Agricultural Products:


Canola seed, oil, meal, and biofuel (ethanol). Over 70 percent of Canada's canola crop is exported around the world and its reputation as a safe and high quality product is well deserved and well known.

Canola - CanAsiaIn the five most recent crop years starting 2000/01, Canada produced an average of 6.2 million tonnes of canola seed per year. In the same time period Canada annually exported 3.4 million tonnes of canola seed, 706,000 tonnes of canola oil and 1.15 million tonnes of canola meal to markets around the globe. The total value of canola seed, oil and meal exports is about $2 billion. Depending on the year, canola is either Canada's first or second most valuable field crop (the other is wheat). In 2004, canola was Canada's largest crop by value.

Our principle seed buyers are Japan and Mexico. China and Pakistan are emerging as major seed buyers.

Canada is counting on demand for heart-healthy cooking oil to help boost canola production by 65 percent to 15 million tonnes by 2015. With trans fat usage scaling down or being banned in the major restaurant and fast food sectors, corresponding increase in the use of canola oil is the replacement choice.

Canada's canola industry adds over $11 billion in economic activity to the Canadian economy. More than 52,000 Canadian farmers grow canola - largely as full time farmers and in 'family farm' businesses. They depend on canola to generate between 1/3 and of their revenues. Domestically, canola generates economic activity of $1.4 billion in Ontario and Quebec (primarily in the processing sector), and $7.5 billion in western Canada. The world is our market. Canola exports bring over $2 billion back to our Canadian economy, and represent 75% of our annual production. Exports have gone from making up 1 percent of our total exports to the rest of the world in 2000, to 4 percent in 2004.

The highest concentration of canola acreage is in the black and gray soil zones of Western Canada.

Today, nearly 40% of the vegetable oils consumed by Canadians are produced from Canadian-grown and processed canola. However, this represents only 20% to 25% of the crop grown each year, so the rest has to be exported.

Canada produces only 15% of the world's annual supply of rapeseed/canola but is responsible for roughly 75% of its global trade.

Canola exports could grow considerably but are being limited by barriers to trade, notably tariffs and subsidies in other countries. Canadian farmers and agribusiness held in storage roughly 2.5 million tonnes in 2005/2006, out of a total production of 9.7 million tonnes, due to depressed prices and access problems in export markets.

Over 50% of the edible oil consumed in Japan is canola oil.
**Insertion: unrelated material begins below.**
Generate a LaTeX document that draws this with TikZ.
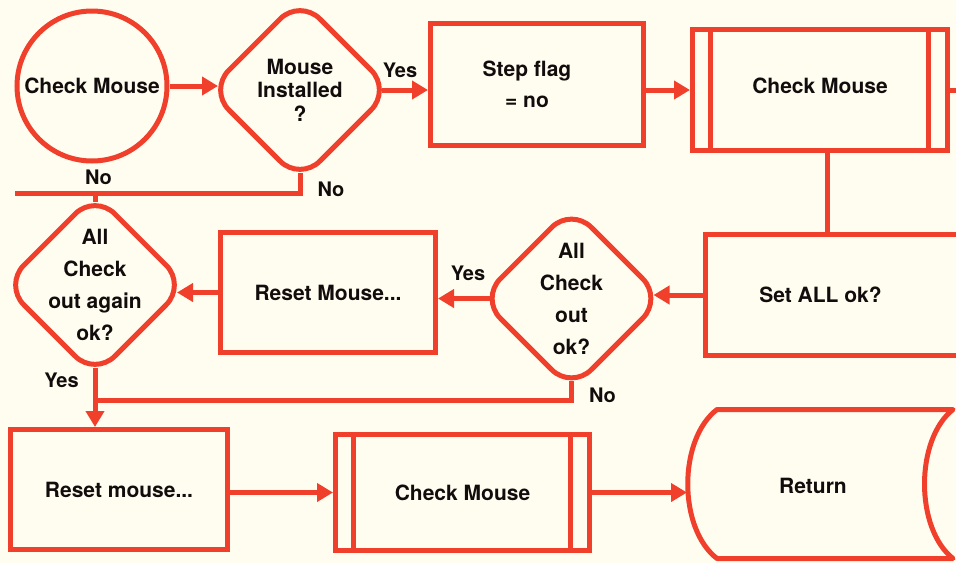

In Mexico it is 25%. Canola oil is the second most consumed oil in the U.S. (after soybean) representing 7.5% of that edible oil market.

Japan, Canada's best canola seed customer, bought an average of 1.7 million tonnes of canola seed a year since 2000/01 valued at $580 million.

Mexico, a growing and important market for Canadian canola, bought an average of 785,000 tonnes of canola seed a year since 2000/01 valued at $265 million. Purchases are expected to increase to between 1,000,000 and 1,500,000 tonnes per year. Mexico is also an increasingly important buyer of Canadian canola oil, with current purchases at about 50,000 tonnes per year.

In the past five years, China has emerged as a major market for Canadian canola. Since 2000/01, its average imports are about 550,000 tonnes of Canadian canola seed per year. China's annual purchases are highly variable and depend largely on their domestic oilseed supply and the price differential between canola and competitor products.

Korea has been importing Canadian canola oil for over a decade. Since 2000/01, it imported on average 27,000 tonnes/year valued at $18 million. While not a large importer, Korea represents a class of wealthier developing countries that could import significantly higher amounts of canola in the future.

Pakistan started purchasing Canadian canola in 2002 - almost 200,000 tonnes. Countries in this region, including Iran and India represent our greatest new market potential - possibly as much as 1 to 2 million tonnes of seed equivalent a year.

The current market development priorities for the Canadian canola industry are to expand canola oil consumption in the U.S., Mexico and Canada through increased promotion, and to open new markets in countries such as China, Pakistan and India.

Another key to the growth of the canola industry is increased standards of living in many of the world's developing nations. Trade liberalization will in part support that trend. With increased spending power, these consumers can afford to pay a premium for Canada's high-grade canola products.